**** SUPPLIED INFORMATION ****

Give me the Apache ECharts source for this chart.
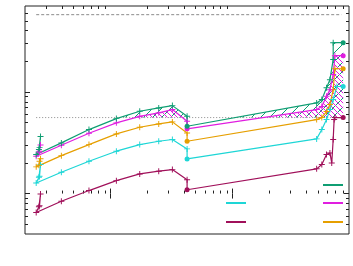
<!DOCTYPE html>
<html><head><meta charset="utf-8">
<script src="https://cdn.jsdelivr.net/npm/echarts@6/dist/echarts.min.js"></script>
<style>html,body{margin:0;padding:0;background:#fff}#c{width:353px;height:266px}</style>
</head><body><div id="c"></div>
<script>
// ---- data (log-log axes) ----
const xRange = [2, 900];
const yRange = [0.4, 70];
const xMajorTicks = [10, 100];
const xMinorTicks = [3,4,5,6,7,8,9,20,30,40,50,60,70,80,90,200,300,400,500,600,700,800];
const yMajorTicks = [1, 10];
const yMinorTicks = [0.5,0.6,0.7,0.8,0.9,2,3,4,5,6,7,8,9,20,30,40,50,60];

const greenX   = [2.63,2.68,2.6,2.47,3.97,6.68,11.2,17.4,24.9,32.2,42.5,42.5,489,539,589,628,668,668,806];
const greenY   = [2.83,3.64,2.71,2.42,3.15,4.26,5.46,6.45,6.96,7.33,5.75,4.59,7.79,8.40,11.0,13.2,20.8,30.5,30.5];
const magentaX = [2.63,2.68,2.6,2.47,3.97,6.68,11.2,17.4,24.9,32.2,42.5,42.5,489,539,589,628,668,690,806];
const magentaY = [2.61,3.0,2.55,2.33,2.99,3.92,4.96,5.75,6.22,6.70,5.14,4.33,6.70,7.17,9.05,10.5,14.8,22.7,22.7];
const orangeX  = [2.63,2.68,2.6,2.47,3.97,6.68,11.2,17.4,24.9,32.2,42.5,42.5,489,539,589,628,668,690,806];
const orangeY  = [2.08,2.2,1.90,1.83,2.36,3.03,3.86,4.49,4.84,5.07,3.95,3.27,5.34,5.59,6.40,7.50,10.5,16.9,16.9];
const cyanX    = [2.63,2.68,2.6,2.47,3.97,6.68,11.2,17.4,24.9,32.2,42.5,42.5,489,539,589,628,668,716,806];
const cyanY    = [1.48,1.93,1.45,1.27,1.62,2.08,2.61,3.03,3.27,3.40,2.75,2.19,3.45,4.26,5.34,6.70,8.40,11.3,11.3];
const crimsonX = [2.63,2.68,2.6,2.47,3.97,6.68,11.2,17.4,24.9,32.2,42.5,42.5,489,539,589,628,650,668,680,690,806];
const crimsonY = [0.76,0.99,0.74,0.65,0.84,1.07,1.34,1.56,1.66,1.72,1.37,1.09,1.75,1.93,2.42,2.51,2.00,3.40,5.34,5.59,5.59];
const dashedX = [2.47, 780];   const dashedY = [57.5, 57.5];
const dottedX = [2.47, 832];   const dottedY = [5.59, 5.59];
const threshold = 5.59;
const dotIndexes = { green:[11,18], magenta:[11,18], orange:[11,18], cyan:[11,18], crimson:[11,20] };

// ---- styling ----
const COLORS = { green:'#0f9e73', magenta:'#e01ee0', orange:'#e69f00', cyan:'#1ed6d6', crimson:'#a0105a' };
const PLUS = 'path://M0,4.2H10V5.8H0Z M4.2,0H5.8V10H4.2Z';
const L = Math.log10;

function items(xs, ys, dots){
  return xs.map((x,i)=>{
    const isDot = dots.indexOf(i) >= 0;
    return { value:[x, ys[i]], symbol: isDot ? 'circle' : PLUS, symbolSize: isDot ? 5 : 6 };
  });
}
function lineSeries(name, xs, ys){
  return { name, type:'line', xAxisIndex:0, yAxisIndex:0, data: items(xs, ys, dotIndexes[name]),
    showSymbol:true, symbolKeepAspect:true, color: COLORS[name],
    lineStyle:{ width:1.2, color: COLORS[name] }, itemStyle:{ color: COLORS[name] }, z:5 };
}
function hatchCanvas(color, dirs, size){
  const c = document.createElement('canvas'); c.width = size; c.height = size;
  const g = c.getContext('2d'); g.strokeStyle = color; g.lineWidth = 1;
  dirs.forEach(d=>{
    g.beginPath();
    if (d === '/') { g.moveTo(-1, size+1); g.lineTo(size+1, -1); }
    else { g.moveTo(-1, -1); g.lineTo(size+1, size+1); }
    g.stroke();
  });
  return c;
}
function hatchSeries(xs, ys, canvas){
  return { type:'custom', xAxisIndex:0, yAxisIndex:0, data:[[10, threshold]], z:2, silent:true,
    renderItem(params, api){
      const ty = api.coord([10, threshold])[1];
      const pts = [];
      for (let i = 3; i < xs.length; i++){
        const p = api.coord([xs[i], ys[i]]);
        if (i > 3){
          const q = api.coord([xs[i-1], ys[i-1]]);
          if ((q[1] < ty) !== (p[1] < ty) && p[1] !== q[1]){
            const t = (ty - q[1]) / (p[1] - q[1]);
            pts.push([q[0] + t*(p[0]-q[0]), ty]);
          }
        }
        pts.push([p[0], Math.min(p[1], ty)]);
      }
      pts.push([pts[pts.length-1][0], ty]);
      pts.push([pts[0][0], ty]);
      return { type:'polygon', shape:{ points: pts },
        style:{ fill:{ image: canvas, repeat:'repeat' }, stroke:null } };
    }
  };
}
function tickAxis(kind, pos, range, vals, len){
  return { type:'value', position:pos, min:L(range[0]), max:L(range[1]),
    axisLine:{show:false}, axisLabel:{show:false}, splitLine:{show:false},
    axisTick:{ show:true, inside:true, length:len, customValues: vals.map(L),
      lineStyle:{ color:'#222', width:1 } } };
}

const chart = echarts.init(document.getElementById('c'), null, { renderer:'canvas' });
const series = [
  hatchSeries(greenX, greenY, hatchCanvas(COLORS.green, ['/'], 9)),
  hatchSeries(magentaX, magentaY, hatchCanvas(COLORS.magenta, ['\\'], 5)),
  { type:'line', xAxisIndex:0, yAxisIndex:0, data: dashedX.map((x,i)=>[x, dashedY[i]]), showSymbol:false,
    lineStyle:{ color:'#8a8a8a', width:1, type:[3,2] }, z:3, silent:true },
  { type:'line', xAxisIndex:0, yAxisIndex:0, data: dottedX.map((x,i)=>[x, dottedY[i]]), showSymbol:false,
    lineStyle:{ color:'#8a8a8a', width:1, type:[1,2] }, z:3, silent:true },
  lineSeries('crimson', crimsonX, crimsonY),
  lineSeries('cyan', cyanX, cyanY),
  lineSeries('orange', orangeX, orangeY),
  lineSeries('magenta', magentaX, magentaY),
  lineSeries('green', greenX, greenY)
];
function legendAt(name, left, y){
  return { data:[name], left, top: y - 1, padding:0, icon:'rect', itemWidth:20, itemHeight:2,
    selectedMode:false, formatter: () => '', textStyle:{ fontSize:1 } };
}
chart.setOption({
  animation:false,
  backgroundColor:'#fff',
  grid:{ left:25, right:4, top:6, bottom:32, show:true, borderColor:'#222', borderWidth:1 },
  legend:[
    legendAt('green', 323, 185),
    legendAt('cyan', 226, 203),
    legendAt('magenta', 323, 203),
    legendAt('crimson', 226, 222),
    legendAt('orange', 323, 222)
  ],
  xAxis:[
    { type:'log', logBase:10, min:xRange[0], max:xRange[1], position:'bottom',
      axisLine:{show:false}, axisTick:{show:false}, axisLabel:{show:false}, splitLine:{show:false} },
    tickAxis('x','bottom', xRange, xMajorTicks, 5),
    tickAxis('x','bottom', xRange, xMinorTicks, 3),
    tickAxis('x','top', xRange, xMajorTicks, 5),
    tickAxis('x','top', xRange, xMinorTicks, 3)
  ],
  yAxis:[
    { type:'log', logBase:10, min:yRange[0], max:yRange[1], position:'left',
      axisLine:{show:false}, axisTick:{show:false}, axisLabel:{show:false}, splitLine:{show:false} },
    tickAxis('y','left', yRange, yMajorTicks, 5),
    tickAxis('y','left', yRange, yMinorTicks, 3),
    tickAxis('y','right', yRange, yMajorTicks, 5),
    tickAxis('y','right', yRange, yMinorTicks, 3)
  ],
  series
});
</script></body></html>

****

> WRITTEN PROBLEM: Restate only the lines running from the start of the material above through the line containing "const L = Math.log10;", ends included. No pictures.

> RESPONSE FOR THIS EXERCISE:
Give me the Apache ECharts source for this chart.
<!DOCTYPE html>
<html><head><meta charset="utf-8">
<script src="https://cdn.jsdelivr.net/npm/echarts@6/dist/echarts.min.js"></script>
<style>html,body{margin:0;padding:0;background:#fff}#c{width:353px;height:266px}</style>
</head><body><div id="c"></div>
<script>
// ---- data (log-log axes) ----
const xRange = [2, 900];
const yRange = [0.4, 70];
const xMajorTicks = [10, 100];
const xMinorTicks = [3,4,5,6,7,8,9,20,30,40,50,60,70,80,90,200,300,400,500,600,700,800];
const yMajorTicks = [1, 10];
const yMinorTicks = [0.5,0.6,0.7,0.8,0.9,2,3,4,5,6,7,8,9,20,30,40,50,60];

const greenX   = [2.63,2.68,2.6,2.47,3.97,6.68,11.2,17.4,24.9,32.2,42.5,42.5,489,539,589,628,668,668,806];
const greenY   = [2.83,3.64,2.71,2.42,3.15,4.26,5.46,6.45,6.96,7.33,5.75,4.59,7.79,8.40,11.0,13.2,20.8,30.5,30.5];
const magentaX = [2.63,2.68,2.6,2.47,3.97,6.68,11.2,17.4,24.9,32.2,42.5,42.5,489,539,589,628,668,690,806];
const magentaY = [2.61,3.0,2.55,2.33,2.99,3.92,4.96,5.75,6.22,6.70,5.14,4.33,6.70,7.17,9.05,10.5,14.8,22.7,22.7];
const orangeX  = [2.63,2.68,2.6,2.47,3.97,6.68,11.2,17.4,24.9,32.2,42.5,42.5,489,539,589,628,668,690,806];
const orangeY  = [2.08,2.2,1.90,1.83,2.36,3.03,3.86,4.49,4.84,5.07,3.95,3.27,5.34,5.59,6.40,7.50,10.5,16.9,16.9];
const cyanX    = [2.63,2.68,2.6,2.47,3.97,6.68,11.2,17.4,24.9,32.2,42.5,42.5,489,539,589,628,668,716,806];
const cyanY    = [1.48,1.93,1.45,1.27,1.62,2.08,2.61,3.03,3.27,3.40,2.75,2.19,3.45,4.26,5.34,6.70,8.40,11.3,11.3];
const crimsonX = [2.63,2.68,2.6,2.47,3.97,6.68,11.2,17.4,24.9,32.2,42.5,42.5,489,539,589,628,650,668,680,690,806];
const crimsonY = [0.76,0.99,0.74,0.65,0.84,1.07,1.34,1.56,1.66,1.72,1.37,1.09,1.75,1.93,2.42,2.51,2.00,3.40,5.34,5.59,5.59];
const dashedX = [2.47, 780];   const dashedY = [57.5, 57.5];
const dottedX = [2.47, 832];   const dottedY = [5.59, 5.59];
const threshold = 5.59;
const dotIndexes = { green:[11,18], magenta:[11,18], orange:[11,18], cyan:[11,18], crimson:[11,20] };

// ---- styling ----
const COLORS = { green:'#0f9e73', magenta:'#e01ee0', orange:'#e69f00', cyan:'#1ed6d6', crimson:'#a0105a' };
const PLUS = 'path://M0,4.2H10V5.8H0Z M4.2,0H5.8V10H4.2Z';
const L = Math.log10;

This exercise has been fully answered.